▶ **Your objective**
Repeat what the lines below say, word for word, and skip every image.
-- START Data segment --
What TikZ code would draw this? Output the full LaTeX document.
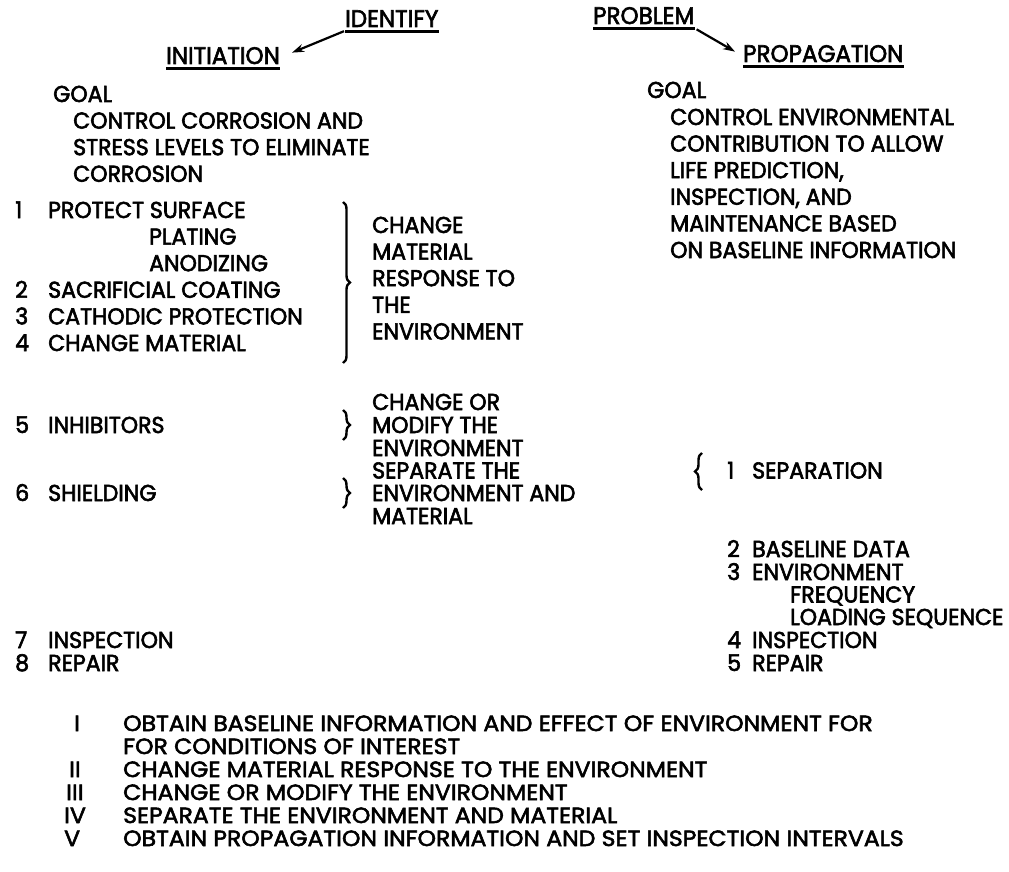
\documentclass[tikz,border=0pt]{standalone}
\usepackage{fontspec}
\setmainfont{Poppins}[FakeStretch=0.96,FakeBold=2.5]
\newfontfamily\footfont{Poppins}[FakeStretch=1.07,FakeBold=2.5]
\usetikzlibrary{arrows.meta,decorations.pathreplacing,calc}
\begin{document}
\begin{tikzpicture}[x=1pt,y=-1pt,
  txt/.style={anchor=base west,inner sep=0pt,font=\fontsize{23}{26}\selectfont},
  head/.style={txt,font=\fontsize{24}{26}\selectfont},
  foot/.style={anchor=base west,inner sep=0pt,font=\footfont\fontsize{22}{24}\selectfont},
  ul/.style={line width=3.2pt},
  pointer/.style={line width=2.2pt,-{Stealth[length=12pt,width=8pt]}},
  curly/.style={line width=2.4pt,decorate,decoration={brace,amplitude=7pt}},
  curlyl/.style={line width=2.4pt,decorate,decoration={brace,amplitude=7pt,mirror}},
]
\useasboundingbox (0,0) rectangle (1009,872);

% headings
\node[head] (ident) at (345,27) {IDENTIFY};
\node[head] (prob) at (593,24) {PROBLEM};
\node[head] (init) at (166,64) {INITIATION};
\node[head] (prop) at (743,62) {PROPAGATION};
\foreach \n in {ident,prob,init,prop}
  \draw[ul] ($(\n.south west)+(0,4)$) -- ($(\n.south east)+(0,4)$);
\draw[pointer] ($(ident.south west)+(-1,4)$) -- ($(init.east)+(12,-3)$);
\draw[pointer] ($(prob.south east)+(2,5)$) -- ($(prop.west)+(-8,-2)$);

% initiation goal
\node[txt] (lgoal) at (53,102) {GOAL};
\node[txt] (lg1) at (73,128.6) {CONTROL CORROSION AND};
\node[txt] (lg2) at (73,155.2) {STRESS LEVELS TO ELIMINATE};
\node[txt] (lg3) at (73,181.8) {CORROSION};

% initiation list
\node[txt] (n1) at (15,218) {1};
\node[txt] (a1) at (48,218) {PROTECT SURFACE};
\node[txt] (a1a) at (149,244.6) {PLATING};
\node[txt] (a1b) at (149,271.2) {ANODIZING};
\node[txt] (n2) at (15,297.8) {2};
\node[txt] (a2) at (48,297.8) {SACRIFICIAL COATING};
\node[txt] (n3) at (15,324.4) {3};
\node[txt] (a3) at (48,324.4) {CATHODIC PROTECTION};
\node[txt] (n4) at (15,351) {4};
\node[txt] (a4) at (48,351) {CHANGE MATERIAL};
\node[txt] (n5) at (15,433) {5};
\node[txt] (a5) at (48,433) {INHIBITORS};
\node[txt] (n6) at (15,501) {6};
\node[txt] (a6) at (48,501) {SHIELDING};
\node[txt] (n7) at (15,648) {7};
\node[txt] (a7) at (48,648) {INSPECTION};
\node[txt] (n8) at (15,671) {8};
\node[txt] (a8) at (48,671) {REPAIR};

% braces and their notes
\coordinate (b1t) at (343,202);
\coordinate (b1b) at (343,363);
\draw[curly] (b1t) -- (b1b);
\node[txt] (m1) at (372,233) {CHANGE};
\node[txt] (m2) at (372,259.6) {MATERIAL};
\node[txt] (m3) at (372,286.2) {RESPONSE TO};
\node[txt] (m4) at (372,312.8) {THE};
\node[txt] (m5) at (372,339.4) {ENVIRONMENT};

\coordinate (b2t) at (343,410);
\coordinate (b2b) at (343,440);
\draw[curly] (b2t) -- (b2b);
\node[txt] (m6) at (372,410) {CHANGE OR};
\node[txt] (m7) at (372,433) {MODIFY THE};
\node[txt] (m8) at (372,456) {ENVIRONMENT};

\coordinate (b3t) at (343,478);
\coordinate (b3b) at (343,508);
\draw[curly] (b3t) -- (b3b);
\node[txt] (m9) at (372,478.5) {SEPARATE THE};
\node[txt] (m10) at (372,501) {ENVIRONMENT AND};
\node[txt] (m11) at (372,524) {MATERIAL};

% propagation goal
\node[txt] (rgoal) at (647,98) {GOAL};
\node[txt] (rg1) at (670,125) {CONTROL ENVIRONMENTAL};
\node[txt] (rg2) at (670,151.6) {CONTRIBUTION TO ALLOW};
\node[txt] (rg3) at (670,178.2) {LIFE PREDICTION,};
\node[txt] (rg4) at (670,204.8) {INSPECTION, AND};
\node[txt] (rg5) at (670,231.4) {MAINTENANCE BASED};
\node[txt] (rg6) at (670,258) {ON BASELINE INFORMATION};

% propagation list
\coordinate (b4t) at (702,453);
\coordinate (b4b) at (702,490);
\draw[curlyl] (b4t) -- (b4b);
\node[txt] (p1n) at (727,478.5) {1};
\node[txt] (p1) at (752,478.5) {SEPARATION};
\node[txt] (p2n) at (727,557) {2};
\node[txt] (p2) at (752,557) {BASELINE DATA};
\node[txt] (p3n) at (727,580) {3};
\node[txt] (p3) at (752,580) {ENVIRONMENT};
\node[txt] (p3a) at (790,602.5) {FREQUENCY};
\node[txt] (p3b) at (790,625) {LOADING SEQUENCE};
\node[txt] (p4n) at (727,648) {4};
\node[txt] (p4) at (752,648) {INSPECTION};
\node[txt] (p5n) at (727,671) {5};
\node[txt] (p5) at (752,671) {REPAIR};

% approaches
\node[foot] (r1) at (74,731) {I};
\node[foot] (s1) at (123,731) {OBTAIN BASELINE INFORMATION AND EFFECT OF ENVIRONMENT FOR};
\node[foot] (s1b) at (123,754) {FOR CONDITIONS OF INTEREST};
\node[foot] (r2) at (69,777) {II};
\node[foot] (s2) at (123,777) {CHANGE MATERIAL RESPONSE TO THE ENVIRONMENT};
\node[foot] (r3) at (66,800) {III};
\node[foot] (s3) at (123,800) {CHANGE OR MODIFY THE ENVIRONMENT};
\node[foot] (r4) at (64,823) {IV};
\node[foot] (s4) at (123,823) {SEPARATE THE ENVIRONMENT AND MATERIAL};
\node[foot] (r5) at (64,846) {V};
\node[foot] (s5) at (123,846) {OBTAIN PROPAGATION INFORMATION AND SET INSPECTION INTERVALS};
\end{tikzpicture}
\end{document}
-- END Data segment --
▶ **The result**
What TikZ code would draw this? Output the full LaTeX document.
\documentclass[tikz,border=0pt]{standalone}
\usepackage{fontspec}
\setmainfont{Poppins}[FakeStretch=0.96,FakeBold=2.5]
\newfontfamily\footfont{Poppins}[FakeStretch=1.07,FakeBold=2.5]
\usetikzlibrary{arrows.meta,decorations.pathreplacing,calc}
\begin{document}
\begin{tikzpicture}[x=1pt,y=-1pt,
  txt/.style={anchor=base west,inner sep=0pt,font=\fontsize{23}{26}\selectfont},
  head/.style={txt,font=\fontsize{24}{26}\selectfont},
  foot/.style={anchor=base west,inner sep=0pt,font=\footfont\fontsize{22}{24}\selectfont},
  ul/.style={line width=3.2pt},
  pointer/.style={line width=2.2pt,-{Stealth[length=12pt,width=8pt]}},
  curly/.style={line width=2.4pt,decorate,decoration={brace,amplitude=7pt}},
  curlyl/.style={line width=2.4pt,decorate,decoration={brace,amplitude=7pt,mirror}},
]
\useasboundingbox (0,0) rectangle (1009,872);

% headings
\node[head] (ident) at (345,27) {IDENTIFY};
\node[head] (prob) at (593,24) {PROBLEM};
\node[head] (init) at (166,64) {INITIATION};
\node[head] (prop) at (743,62) {PROPAGATION};
\foreach \n in {ident,prob,init,prop}
  \draw[ul] ($(\n.south west)+(0,4)$) -- ($(\n.south east)+(0,4)$);
\draw[pointer] ($(ident.south west)+(-1,4)$) -- ($(init.east)+(12,-3)$);
\draw[pointer] ($(prob.south east)+(2,5)$) -- ($(prop.west)+(-8,-2)$);

% initiation goal
\node[txt] (lgoal) at (53,102) {GOAL};
\node[txt] (lg1) at (73,128.6) {CONTROL CORROSION AND};
\node[txt] (lg2) at (73,155.2) {STRESS LEVELS TO ELIMINATE};
\node[txt] (lg3) at (73,181.8) {CORROSION};

% initiation list
\node[txt] (n1) at (15,218) {1};
\node[txt] (a1) at (48,218) {PROTECT SURFACE};
\node[txt] (a1a) at (149,244.6) {PLATING};
\node[txt] (a1b) at (149,271.2) {ANODIZING};
\node[txt] (n2) at (15,297.8) {2};
\node[txt] (a2) at (48,297.8) {SACRIFICIAL COATING};
\node[txt] (n3) at (15,324.4) {3};
\node[txt] (a3) at (48,324.4) {CATHODIC PROTECTION};
\node[txt] (n4) at (15,351) {4};
\node[txt] (a4) at (48,351) {CHANGE MATERIAL};
\node[txt] (n5) at (15,433) {5};
\node[txt] (a5) at (48,433) {INHIBITORS};
\node[txt] (n6) at (15,501) {6};
\node[txt] (a6) at (48,501) {SHIELDING};
\node[txt] (n7) at (15,648) {7};
\node[txt] (a7) at (48,648) {INSPECTION};
\node[txt] (n8) at (15,671) {8};
\node[txt] (a8) at (48,671) {REPAIR};

% braces and their notes
\coordinate (b1t) at (343,202);
\coordinate (b1b) at (343,363);
\draw[curly] (b1t) -- (b1b);
\node[txt] (m1) at (372,233) {CHANGE};
\node[txt] (m2) at (372,259.6) {MATERIAL};
\node[txt] (m3) at (372,286.2) {RESPONSE TO};
\node[txt] (m4) at (372,312.8) {THE};
\node[txt] (m5) at (372,339.4) {ENVIRONMENT};

\coordinate (b2t) at (343,410);
\coordinate (b2b) at (343,440);
\draw[curly] (b2t) -- (b2b);
\node[txt] (m6) at (372,410) {CHANGE OR};
\node[txt] (m7) at (372,433) {MODIFY THE};
\node[txt] (m8) at (372,456) {ENVIRONMENT};

\coordinate (b3t) at (343,478);
\coordinate (b3b) at (343,508);
\draw[curly] (b3t) -- (b3b);
\node[txt] (m9) at (372,478.5) {SEPARATE THE};
\node[txt] (m10) at (372,501) {ENVIRONMENT AND};
\node[txt] (m11) at (372,524) {MATERIAL};

% propagation goal
\node[txt] (rgoal) at (647,98) {GOAL};
\node[txt] (rg1) at (670,125) {CONTROL ENVIRONMENTAL};
\node[txt] (rg2) at (670,151.6) {CONTRIBUTION TO ALLOW};
\node[txt] (rg3) at (670,178.2) {LIFE PREDICTION,};
\node[txt] (rg4) at (670,204.8) {INSPECTION, AND};
\node[txt] (rg5) at (670,231.4) {MAINTENANCE BASED};
\node[txt] (rg6) at (670,258) {ON BASELINE INFORMATION};

% propagation list
\coordinate (b4t) at (702,453);
\coordinate (b4b) at (702,490);
\draw[curlyl] (b4t) -- (b4b);
\node[txt] (p1n) at (727,478.5) {1};
\node[txt] (p1) at (752,478.5) {SEPARATION};
\node[txt] (p2n) at (727,557) {2};
\node[txt] (p2) at (752,557) {BASELINE DATA};
\node[txt] (p3n) at (727,580) {3};
\node[txt] (p3) at (752,580) {ENVIRONMENT};
\node[txt] (p3a) at (790,602.5) {FREQUENCY};
\node[txt] (p3b) at (790,625) {LOADING SEQUENCE};
\node[txt] (p4n) at (727,648) {4};
\node[txt] (p4) at (752,648) {INSPECTION};
\node[txt] (p5n) at (727,671) {5};
\node[txt] (p5) at (752,671) {REPAIR};

% approaches
\node[foot] (r1) at (74,731) {I};
\node[foot] (s1) at (123,731) {OBTAIN BASELINE INFORMATION AND EFFECT OF ENVIRONMENT FOR};
\node[foot] (s1b) at (123,754) {FOR CONDITIONS OF INTEREST};
\node[foot] (r2) at (69,777) {II};
\node[foot] (s2) at (123,777) {CHANGE MATERIAL RESPONSE TO THE ENVIRONMENT};
\node[foot] (r3) at (66,800) {III};
\node[foot] (s3) at (123,800) {CHANGE OR MODIFY THE ENVIRONMENT};
\node[foot] (r4) at (64,823) {IV};
\node[foot] (s4) at (123,823) {SEPARATE THE ENVIRONMENT AND MATERIAL};
\node[foot] (r5) at (64,846) {V};
\node[foot] (s5) at (123,846) {OBTAIN PROPAGATION INFORMATION AND SET INSPECTION INTERVALS};
\end{tikzpicture}
\end{document}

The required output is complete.